В самых решительных и даже резких выражениях пророчествует здесь Леонтьев о неизбежности явления Антихриста в отечественном бесструктурном обществе будущего: «Без строгих и стройных ограничений, без нового и твердого расслоения общества, без всех возможных настойчивых и неустанных попыток к восстановлению расшатанного, сословного строя нашего, — русское общество, и без того довольно эгалитарное по своим привычкам, помчится еще быстрее всякого другого по смертному пути всесмешения и — кто знает? — подобно евреям, не ожидавшим, что из недр их выйдет Учитель Новой Веры, — и мы неожиданно, лет через сто какихнибудь, из наших государственных недр, сперва бессословных, а потом бесцерковных или уже слабо церковных — родим того самого Антихриста, о котором говорит еп. Феофан, вместе с другими духовными писателями» [20].
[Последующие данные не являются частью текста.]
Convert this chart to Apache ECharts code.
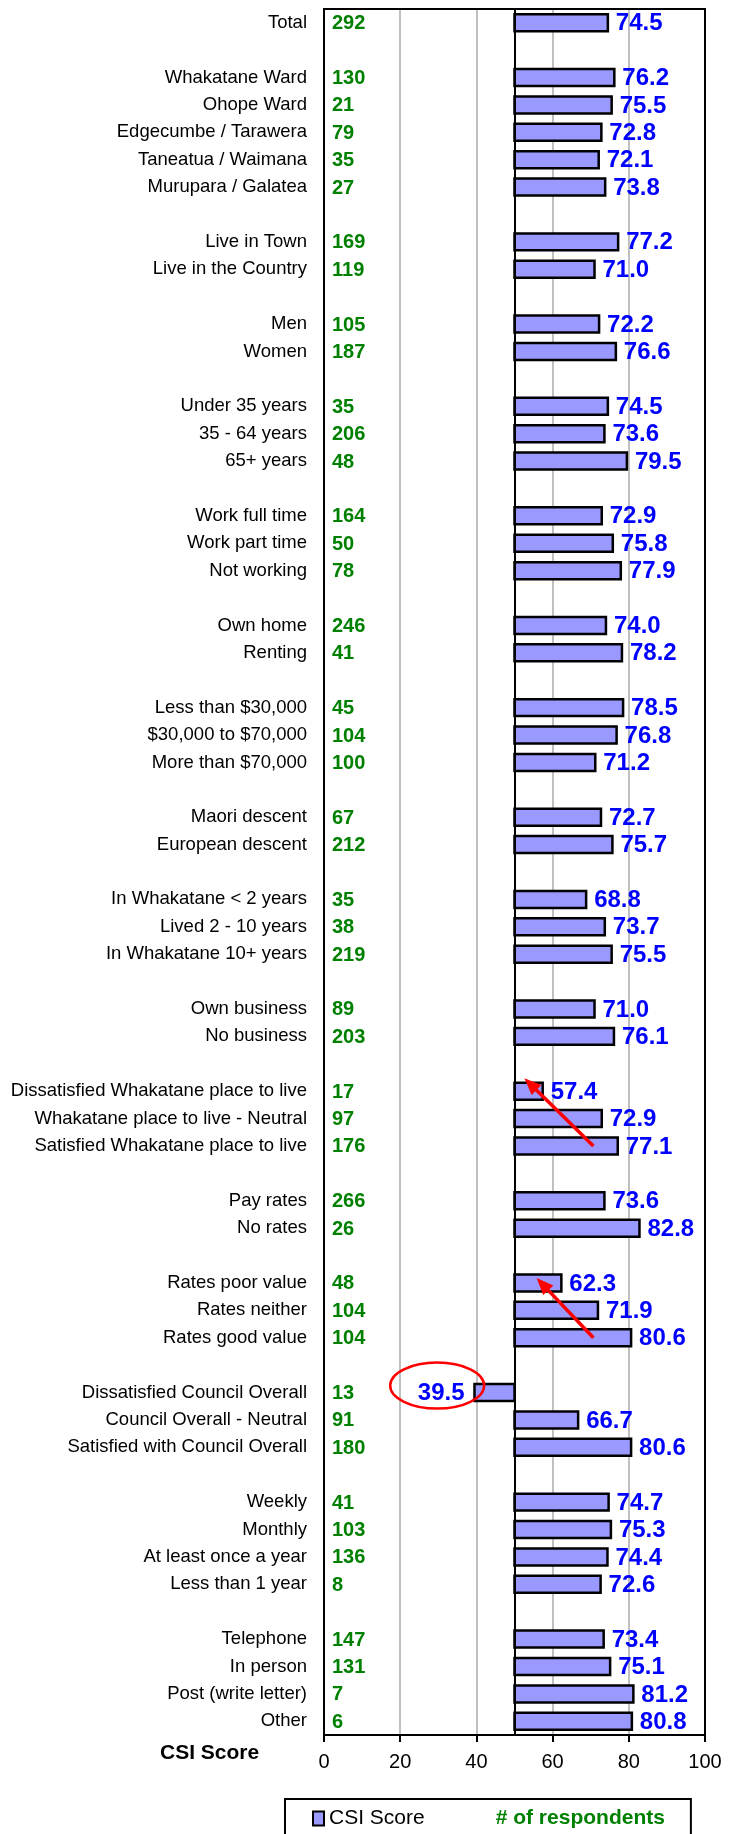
<!DOCTYPE html>
<html>
<head>
<meta charset="utf-8">
<script src="https://cdn.jsdelivr.net/npm/echarts@6/dist/echarts.min.js"></script>
<style>
  html, body { margin: 0; padding: 0; background: #fff; }
  #chart { width: 731px; height: 1834px; }
</style>
</head>
<body>
<div id="chart"></div>
<script>
// Row labels, top to bottom ('' rows are spacers between groups)
const categories = [
  "Total", "",
  "Whakatane Ward", "Ohope Ward", "Edgecumbe / Tarawera", "Taneatua / Waimana", "Murupara / Galatea", "",
  "Live in Town", "Live in the Country", "",
  "Men", "Women", "",
  "Under 35 years", "35 - 64 years", "65+ years", "",
  "Work full time", "Work part time", "Not working", "",
  "Own home", "Renting", "",
  "Less than $30,000", "$30,000 to $70,000", "More than $70,000", "",
  "Maori descent", "European descent", "",
  "In Whakatane < 2 years", "Lived 2 - 10 years", "In Whakatane 10+ years", "",
  "Own business", "No business", "",
  "Dissatisfied Whakatane place to live", "Whakatane place to live - Neutral", "Satisfied Whakatane place to live", "",
  "Pay rates", "No rates", "",
  "Rates poor value", "Rates neither", "Rates good value", "",
  "Dissatisfied Council Overall", "Council Overall - Neutral", "Satisfied with Council Overall", "",
  "Weekly", "Monthly", "At least once a year", "Less than 1 year", "",
  "Telephone", "In person", "Post (write letter)", "Other"
];

// CSI score for each row
const csiScores = [
  74.5, null,
  76.2, 75.5, 72.8, 72.1, 73.8, null,
  77.2, 71.0, null,
  72.2, 76.6, null,
  74.5, 73.6, 79.5, null,
  72.9, 75.8, 77.9, null,
  74.0, 78.2, null,
  78.5, 76.8, 71.2, null,
  72.7, 75.7, null,
  68.8, 73.7, 75.5, null,
  71.0, 76.1, null,
  57.4, 72.9, 77.1, null,
  73.6, 82.8, null,
  62.3, 71.9, 80.6, null,
  39.5, 66.7, 80.6, null,
  74.7, 75.3, 74.4, 72.6, null,
  73.4, 75.1, 81.2, 80.8
];

// Number of respondents for each row
const respondents = [
  292, null,
  130, 21, 79, 35, 27, null,
  169, 119, null,
  105, 187, null,
  35, 206, 48, null,
  164, 50, 78, null,
  246, 41, null,
  45, 104, 100, null,
  67, 212, null,
  35, 38, 219, null,
  89, 203, null,
  17, 97, 176, null,
  266, 26, null,
  48, 104, 104, null,
  13, 91, 180, null,
  41, 103, 136, 8, null,
  147, 131, 7, 6
];

// Score axis ticks
const scoreMin = 0;
const scoreMax = 100;
const scoreStep = 20;
// Bars grow out of the midpoint of the scale
const baseline = 50;

const FONT = '"Liberation Sans", Arial, Helvetica, sans-serif';

const barData = [];
const countData = [];
csiScores.forEach((v, i) => { if (v != null) barData.push([v, i]); });
respondents.forEach((n, i) => { if (n != null) countData.push([n, i]); });

const chart = echarts.init(document.getElementById('chart'), null, { renderer: 'canvas' });

chart.setOption({
  animation: false,
  backgroundColor: '#ffffff',
  title: {
    text: 'CSI Score',
    left: 160,
    top: 1743,
    padding: 0,
    textStyle: { fontFamily: FONT, fontSize: 21, fontWeight: 'bold', color: '#000' }
  },
  legend: {
    left: 285,
    top: 1799,
    orient: 'horizontal',
    padding: [9, 26, 40, 27],
    itemGap: 55,
    itemWidth: 11,
    itemHeight: 14,
    borderColor: '#000',
    borderWidth: 2,
    selectedMode: false,
    textStyle: { fontFamily: FONT, fontSize: 21, color: '#000' },
    data: [
      { name: 'CSI Score', icon: 'rect',
        itemStyle: { color: '#9999FF', borderColor: '#000', borderWidth: 2 } },
      { name: '# of respondents', icon: 'rect',
        itemStyle: { opacity: 0 },
        textStyle: { color: '#008000', fontWeight: 'bold', fontSize: 21 } }
    ]
  },
  grid: {
    left: 324, right: 26, top: 9, bottom: 99,
    containLabel: false,
    outerBoundsMode: 'none',
    show: true,
    borderColor: '#000',
    borderWidth: 2,
    backgroundColor: 'transparent'
  },
  xAxis: [{
    type: 'value',
    min: scoreMin, max: scoreMax, interval: scoreStep,
    position: 'bottom',
    axisLine: { show: true, lineStyle: { color: '#000', width: 2 } },
    axisTick: { show: true, inside: false, length: 7, lineStyle: { color: '#000', width: 2 } },
    axisLabel: { color: '#000', fontFamily: FONT, fontSize: 20, margin: 17 },
    splitLine: {
      show: true,
      lineStyle: { color: ['#000', '#C0C0C0', '#C0C0C0', '#C0C0C0', '#C0C0C0', '#000'], width: 2 }
    }
  }, {
    type: 'value',
    min: scoreMin, max: scoreMax, interval: scoreStep,
    position: 'top',
    axisLine: { show: true, lineStyle: { color: '#000', width: 2 } },
    axisTick: { show: false },
    axisLabel: { show: false },
    splitLine: { show: false }
  }],
  yAxis: {
    type: 'category',
    data: categories,
    inverse: true,
    boundaryGap: true,
    axisLine: { show: false },
    axisTick: { show: false },
    axisLabel: { interval: 0, color: '#000', fontFamily: FONT, fontSize: 18.5, margin: 17 },
    splitLine: { show: false }
  },
  series: [{
    name: 'CSI Score',
    type: 'custom',
    xAxisIndex: 0,
    yAxisIndex: 0,
    itemStyle: { color: '#9999FF' },
    encode: { x: 0, y: 1 },
    data: barData,
    z: 3,
    renderItem: function (params, api) {
      const v = api.value(0);
      const idx = api.value(1);
      const base = api.coord([baseline, idx]);
      const end = api.coord([v, idx]);
      const band = api.size([0, 1])[1];
      const h = band * 0.62;
      const x0 = Math.min(base[0], end[0]);
      const w = Math.abs(end[0] - base[0]);
      const right = v >= baseline;
      return {
        type: 'group',
        children: [{
          type: 'rect',
          shape: { x: x0, y: base[1] - h / 2, width: w, height: h },
          style: { fill: '#9999FF', stroke: '#000', lineWidth: 2.5 }
        }, {
          type: 'text',
          style: {
            text: v.toFixed(1),
            x: right ? end[0] + 8 : end[0] - 10,
            y: base[1] + 1,
            align: right ? 'left' : 'right',
            verticalAlign: 'middle',
            fill: '#0000FF',
            fontFamily: FONT,
            fontSize: 24,
            fontWeight: 'bold'
          }
        }]
      };
    },
    markLine: {
      silent: true,
      symbol: ['none', 'none'],
      label: { show: false },
      lineStyle: { color: '#000', width: 2, type: 'solid' },
      data: [{ xAxis: baseline }]
    }
  }, {
    name: '# of respondents',
    type: 'custom',
    xAxisIndex: 0,
    yAxisIndex: 0,
    itemStyle: { color: '#008000' },
    encode: { x: 0, y: 1 },
    data: countData,
    z: 3,
    renderItem: function (params, api) {
      const p = api.coord([scoreMin, api.value(1)]);
      return {
        type: 'text',
        style: {
          text: String(api.value(0)),
          x: p[0] + 8,
          y: p[1] + 1,
          align: 'left',
          verticalAlign: 'middle',
          fill: '#008000',
          fontFamily: FONT,
          fontSize: 20,
          fontWeight: 'bold'
        }
      };
    }
  }]
});

// Callout marks: arrows pointing at the low-scoring groups, and a ring round the lowest score.
// Each point is [score, row index, pixel nudge along the row].
const arrows = [
  { from: [70.7, 41, 0], to: [52.6, 39, -13] },
  { from: [70.7, 48, 0], to: [55.8, 46, -5] }
];
const ring = { center: [29.7, 50, -7], rx: 47, ry: 23 };

function toPx(p) {
  const c = chart.convertToPixel({ xAxisIndex: 0, yAxisIndex: 0 }, [p[0], p[1]]);
  return [c[0], c[1] + p[2]];
}

const graphics = [];
arrows.forEach(a => {
  const t = toPx(a.from);
  const h = toPx(a.to);
  const dx = h[0] - t[0], dy = h[1] - t[1];
  const len = Math.sqrt(dx * dx + dy * dy);
  const ux = dx / len, uy = dy / len;
  const headLen = 17, headHalf = 7;
  const bx = h[0] - ux * headLen, by = h[1] - uy * headLen;
  graphics.push({
    type: 'line', z: 10,
    shape: { x1: t[0], y1: t[1], x2: bx + ux * 2, y2: by + uy * 2 },
    style: { stroke: '#FF0000', lineWidth: 3.5 }
  });
  graphics.push({
    type: 'polygon', z: 10,
    shape: { points: [[h[0], h[1]], [bx - uy * headHalf, by + ux * headHalf], [bx + uy * headHalf, by - ux * headHalf]] },
    style: { fill: '#FF0000' }
  });
});
const rc = toPx(ring.center);
graphics.push({
  type: 'ellipse', z: 10,
  shape: { cx: rc[0], cy: rc[1], rx: ring.rx, ry: ring.ry },
  style: { fill: 'none', stroke: '#FF0000', lineWidth: 2.5 }
});

chart.setOption({ graphic: graphics });
</script>
</body>
</html>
На каких‑то уровнях своего бытового и исторического существования Леонтьев связал личный эстетизм и антихристову долю русского народа. Как всякий эстет, Леонтьев жаждал завершенной жизни в принципиально незавершаемой действительности. Антихрист и есть последнее завершение дольней. истории. Может быть, по признаку этой связи личного бытового эстетства и пророчеств об Антихристе самому Леонтьеву адресовали обвинения в великоинквизиторских и антихристианских замыслах. В работе А. Закржевского прямо сказано, что тот, кто снимет с Леонтьева «маску», увидит «лик Инквизитора» и «печать Антихриста». И в другом месте: «Он надел на себя мрачную одежду схимника во имя антихристовых замыслов, он исказил черты православия инквизиторскими черными красками католицизма».[21]
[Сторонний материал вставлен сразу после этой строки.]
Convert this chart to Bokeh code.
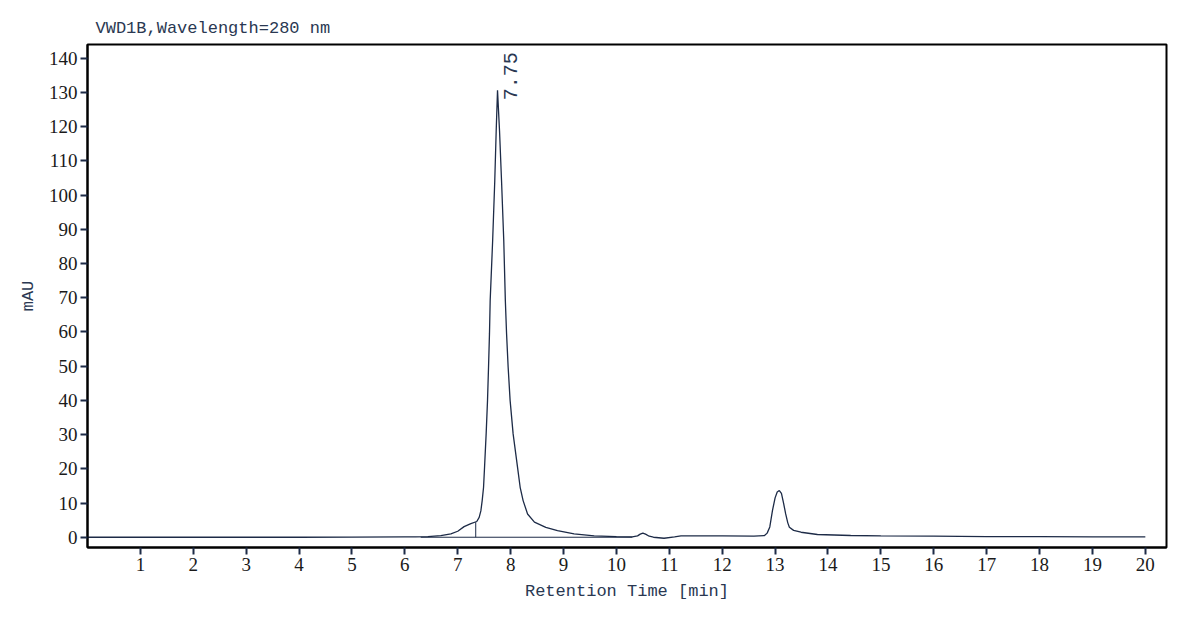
import math
from bokeh.plotting import figure
from bokeh.models import FixedTicker, Range1d, ColumnDataSource
from bokeh.core.properties import value
from bokeh.embed import file_html
from bokeh.resources import INLINE

# ---- data ----
time_min = [0.0, 1.0, 2.0, 3.0, 4.0, 5.0, 6.0, 6.2, 6.435, 6.68, 6.87, 7.0, 7.12, 7.248,
            7.36, 7.405, 7.437, 7.462, 7.488, 7.507, 7.537, 7.563, 7.582, 7.60, 7.613,
            7.66, 7.70, 7.727, 7.752, 7.79, 7.828, 7.87, 7.90, 7.923, 7.953, 7.99,
            8.047, 8.13, 8.18, 8.236, 8.32, 8.45, 8.665, 8.886, 9.2, 9.58, 10.0, 10.3,
            10.4, 10.45, 10.5, 10.55, 10.62, 10.7, 10.9, 11.1, 11.22,
            12.0, 12.6, 12.8, 12.85, 12.9, 12.95, 13.0, 13.04, 13.08, 13.12, 13.16,
            13.2, 13.24, 13.27, 13.35, 13.49, 13.8, 14.43, 15.0, 16.0, 17.0, 18.0,
            19.0, 20.0]
signal_mau = [0.0, 0.0, 0.0, 0.0, 0.0, 0.05, 0.1, 0.12, 0.2, 0.5, 1.0, 1.75, 3.1, 4.0,
              4.6, 5.8, 7.7, 10.7, 14.6, 20.5, 30.2, 40.0, 49.7, 59.5, 69.1,
              86.7, 104.2, 118.8, 130.6, 118.8, 104.2, 86.7, 69.1, 59.5, 49.7, 40.0,
              30.2, 20.5, 14.6, 10.7, 6.8, 4.4, 2.9, 1.96, 1.0, 0.4, 0.15, 0.1,
              0.4, 0.9, 1.2, 0.9, 0.3, 0.0, -0.3, 0.1, 0.4,
              0.4, 0.3, 0.5, 1.2, 3.0, 7.8, 11.5, 13.2, 13.65, 12.8, 10.0,
              6.8, 4.2, 2.9, 2.0, 1.46, 0.8, 0.5, 0.4, 0.3, 0.2, 0.15,
              0.1, 0.1]

baseline_t = [6.3, 10.3]
baseline_y = [0.0, 0.0]
drop_t = [7.34, 7.34]
drop_y = [0.0, 4.4]

peak_rt = [7.752]
peak_height = [130.6]
peak_labels = ["7.75"]

x_ticks = list(range(1, 21))
y_ticks = list(range(0, 150, 10))

title_text = "VWD1B,Wavelength=280 nm"
x_title = "Retention Time [min]"
y_title = "mAU"

LINE = "#1d2b47"
TXT = "#2a3852"

p = figure(width=1192, height=613, output_backend="svg", toolbar_location=None,
           x_range=Range1d(0.0, 20.4), y_range=Range1d(-3.0, 144.0),
           min_border_left=87, min_border_right=26, min_border_top=44,
           min_border_bottom=66, background_fill_color="white",
           border_fill_color="white")

p.title.text = title_text
p.title.align = "left"
p.title.offset = 8
p.title.standoff = 14
p.title.text_font = "Liberation Mono"
p.title.text_font_size = "17px"
p.title.text_font_style = "normal"
p.title.text_color = TXT

p.line(time_min, signal_mau, line_color=LINE, line_width=1.3)
p.line(baseline_t, baseline_y, line_color=LINE, line_width=1.0)
p.line(drop_t, drop_y, line_color=LINE, line_width=1.0)

src = ColumnDataSource(dict(x=peak_rt, y=peak_height, t=peak_labels))
p.text(x="x", y="y", text="t", source=src, angle=math.pi / 2,
       x_offset=13, y_offset=10, text_align="left", text_baseline="alphabetic",
       text_font=value("Liberation Mono"), text_font_size="20px", text_color=TXT)

p.xgrid.visible = False
p.ygrid.visible = False
p.outline_line_color = "black"
p.outline_line_width = 2
p.outline_line_alpha = 1.0

p.xaxis.ticker = FixedTicker(ticks=x_ticks)
p.yaxis.ticker = FixedTicker(ticks=y_ticks)
for ax in (p.xaxis[0], p.yaxis[0]):
    ax.axis_line_color = "black"
    ax.axis_line_width = 2
    ax.major_tick_in = 0
    ax.major_tick_out = 7
    ax.major_tick_line_color = LINE
    ax.major_tick_line_width = 2
    ax.minor_tick_line_color = None
    ax.major_label_text_font = "Liberation Serif"
    ax.major_label_text_font_size = "19px"
    ax.major_label_text_color = "#1a1a1a"
    ax.major_label_standoff = 3
    ax.axis_label_text_font = "Liberation Mono"
    ax.axis_label_text_font_size = "17px"
    ax.axis_label_text_font_style = "normal"
    ax.axis_label_text_color = TXT

p.xaxis.axis_label = x_title
p.yaxis.axis_label = y_title
p.xaxis.axis_label_standoff = 8
p.yaxis.axis_label_standoff = 8

open("out.html", "w").write(file_html(p, INLINE))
Литературный и философский XIX век в России в образах Великого Инквизитора изучает исторические возможности Антихриста. Здесь в первую очередь следует назвать знаменитую «Легенду о Великом Инквизиторе» Ивана Карамазова, которой в творчестве Достоевского предшествовал процесс выявления черт Антихриста в поведении таких персонажей, как Раскольников, Петр Верховенский, а в пределах «Братьев Карамазовых» — Смердяков. По наблюдениям Бердяева, Достоевский перенес внешнее онтологическое обстояние вовнутрь человека: его «внутренний» («духовный») Антихрист свидетельствовал читателю «об изначально злом в человеческой природе», говоря названием Кантова трактата. Достоевский открыл у человека орган восприятия темных внушений. Он появился как результат болезни человечности. Духовный контур внутреннего Антихриста проступил в волевом существе и телесности Раскольникова как основной психомоторный механизм движения, как двигатель поступка. «Идея» Раскольникова в прямом смысле руководит его руками и ногами, превращая героя в механического исполнителя антихристова замысла — убийства по совести («Он вынул топор совсем, взмахнул его обеими руками, едва себя чувствуя, и почти без усилия, почти машинально, опустил на голову обухом. Силы его тут как бы не было» [22]).
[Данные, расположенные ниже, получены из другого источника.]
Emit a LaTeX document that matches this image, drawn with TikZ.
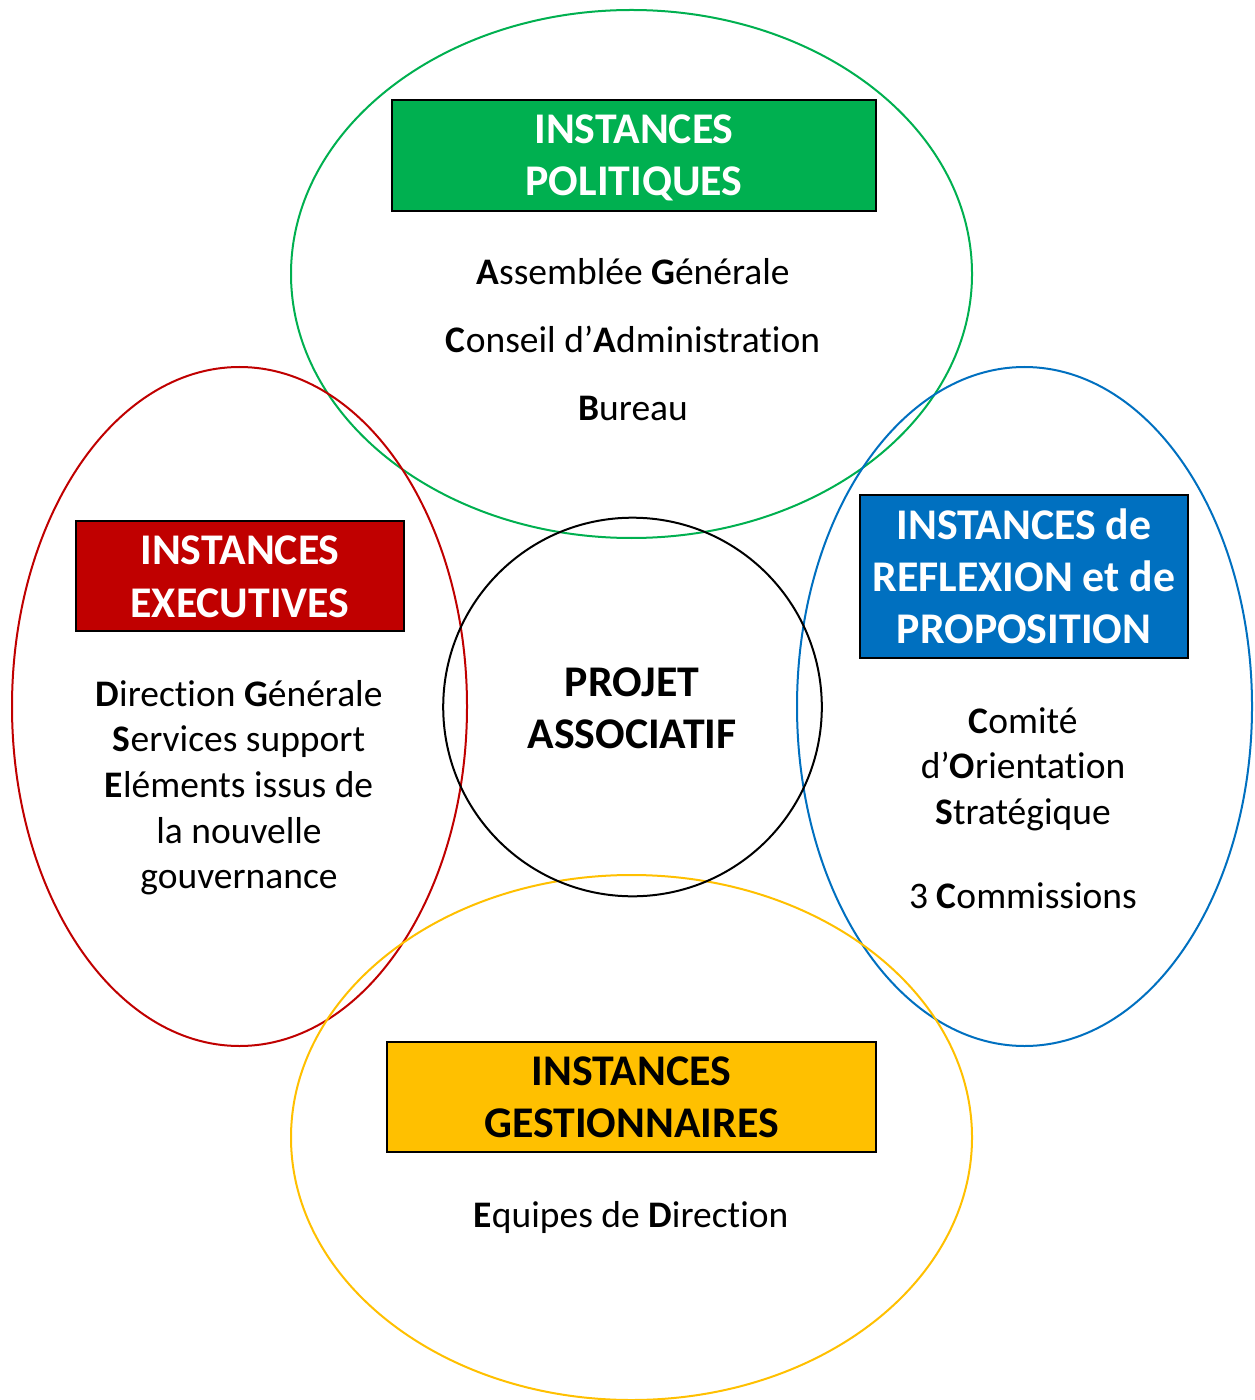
\documentclass[tikz,border=0pt]{standalone}
\usepackage{fontspec}
\setmainfont{Carlito}[Ligatures={NoCommon}]
\definecolor{cgreen}{HTML}{00B050}
\definecolor{cred}{HTML}{C00000}
\definecolor{cblue}{HTML}{0070C0}
\definecolor{cyellow}{HTML}{FFC000}
\begin{document}
\begin{tikzpicture}[x=0.5pt,y=-0.5pt,
  ring/.style={line width=1pt},
  titlebox/.style={draw=black,line width=1.2pt},
  ttl/.style={anchor=base,inner sep=0pt,font=\fontsize{21.9}{26}\selectfont\bfseries},
  body/.style={anchor=base,inner sep=0pt,font=\fontsize{18.75}{22}\selectfont}]
\useasboundingbox (0,0) rectangle (1254,1400);
\fill[white] (0,0) rectangle (1254,1400);
% ellipses
\draw[ring,cgreen] (631.5,274) ellipse [x radius=340.5, y radius=264];
\draw[ring,cred] (239.5,706.5) ellipse [x radius=227.5, y radius=339.5];
\draw[ring,cblue] (1024.5,706.5) ellipse [x radius=227.5, y radius=339.5];
\draw[ring,cyellow] (631.5,1137.5) ellipse [x radius=340.5, y radius=262.5];
\draw[ring,black] (632.5,707) circle [radius=189.3];
% boxes
\path[titlebox,fill=cgreen] (392,100) rectangle (876,211);
\path[titlebox,fill=cred] (76,521) rectangle (404,631);
\path[titlebox,fill=cblue] (860,495) rectangle (1188,658);
\path[titlebox,fill=cyellow] (387,1042) rectangle (876,1152);
% green
\node[ttl,white] (g1) at (634,143.5) {INSTANCES};
\node[ttl,white] (g2) at (634,195.5) {POLITIQUES};
\node[body] (g3) at (633,285) {\textbf{A}ssemblée \textbf{G}énérale};
\node[body] (g4) at (633,353) {\textbf{C}onseil d’\textbf{A}dministration};
\node[body] (g5) at (633,421) {\textbf{B}ureau};
% center
\node[ttl] (c1) at (632,696.5) {PROJET};
\node[ttl] (c2) at (632,748.5) {ASSOCIATIF};
% red
\node[ttl,white] (r1) at (240,564.5) {INSTANCES};
\node[ttl,white] (r2) at (240,617.5) {EXECUTIVES};
\node[body] (r3) at (239,706) {\textbf{D}irection \textbf{G}énérale};
\node[body] (r4) at (239,751.7) {\textbf{S}ervices support};
\node[body] (r5) at (239,797.4) {\textbf{E}léments issus de};
\node[body] (r6) at (239,843.1) {la nouvelle};
\node[body] (r7) at (239,888.8) {gouvernance};
% blue
\node[ttl,white] (b1) at (1024,539.5) {INSTANCES de};
\node[ttl,white] (b2) at (1024,591.5) {REFLEXION et de};
\node[ttl,white] (b3) at (1024,643.5) {PROPOSITION};
\node[body] (b4) at (1023,733) {\textbf{C}omité};
\node[body] (b5) at (1023,778) {d’\textbf{O}rientation};
\node[body] (b6) at (1023,824) {\textbf{S}tratégique};
\node[body] (b7) at (1023,908) {3 \textbf{C}ommissions};
% yellow
\node[ttl] (y1) at (631.5,1085.5) {INSTANCES};
\node[ttl] (y2) at (631.5,1137.5) {GESTIONNAIRES};
\node[body] (y3) at (631,1227) {\textbf{E}quipes de \textbf{D}irection};
\end{tikzpicture}
\end{document}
Коллектив мелких антихристов («бесов») создает вокруг себя Петруша Верховенский; в зоне его влияния свершаются расколышковские поступки. Медиумом сатанинской воли предстает Смердяков. Иван Карамазов, собеседник черта и сам «черт», по отношению к Смердякову выполняет роль сатанизованного провокатора. Отметим, что в репликах черта весьма предусмотрительно строится рациональная дьяволодицея, причем историософского толка. Черт объявляет себя инспиратором исторической событийности («Без тебя не будет никаких происшествий, а надо, чтобы были происшествия»[23]). Этой самооправдательной сентенции хватило, чтобы в течение всего XX в. в творчестве философов — читателей Достоевского последовательно рассматривалась проблема спасения падших духов[24]. Вся мощь классической риторики в речах Великого Инквизитора направлена на то же. Служитель дьявола, герой 10 «Легенды…» обосновывает перед своим красноречиво молчащим собеседником теократический вариант платоновской игровой утопии: «Мы устроим им жизнь, как детскую игру…» (вспомним: «Мы будем петь и смеяться, как дети»).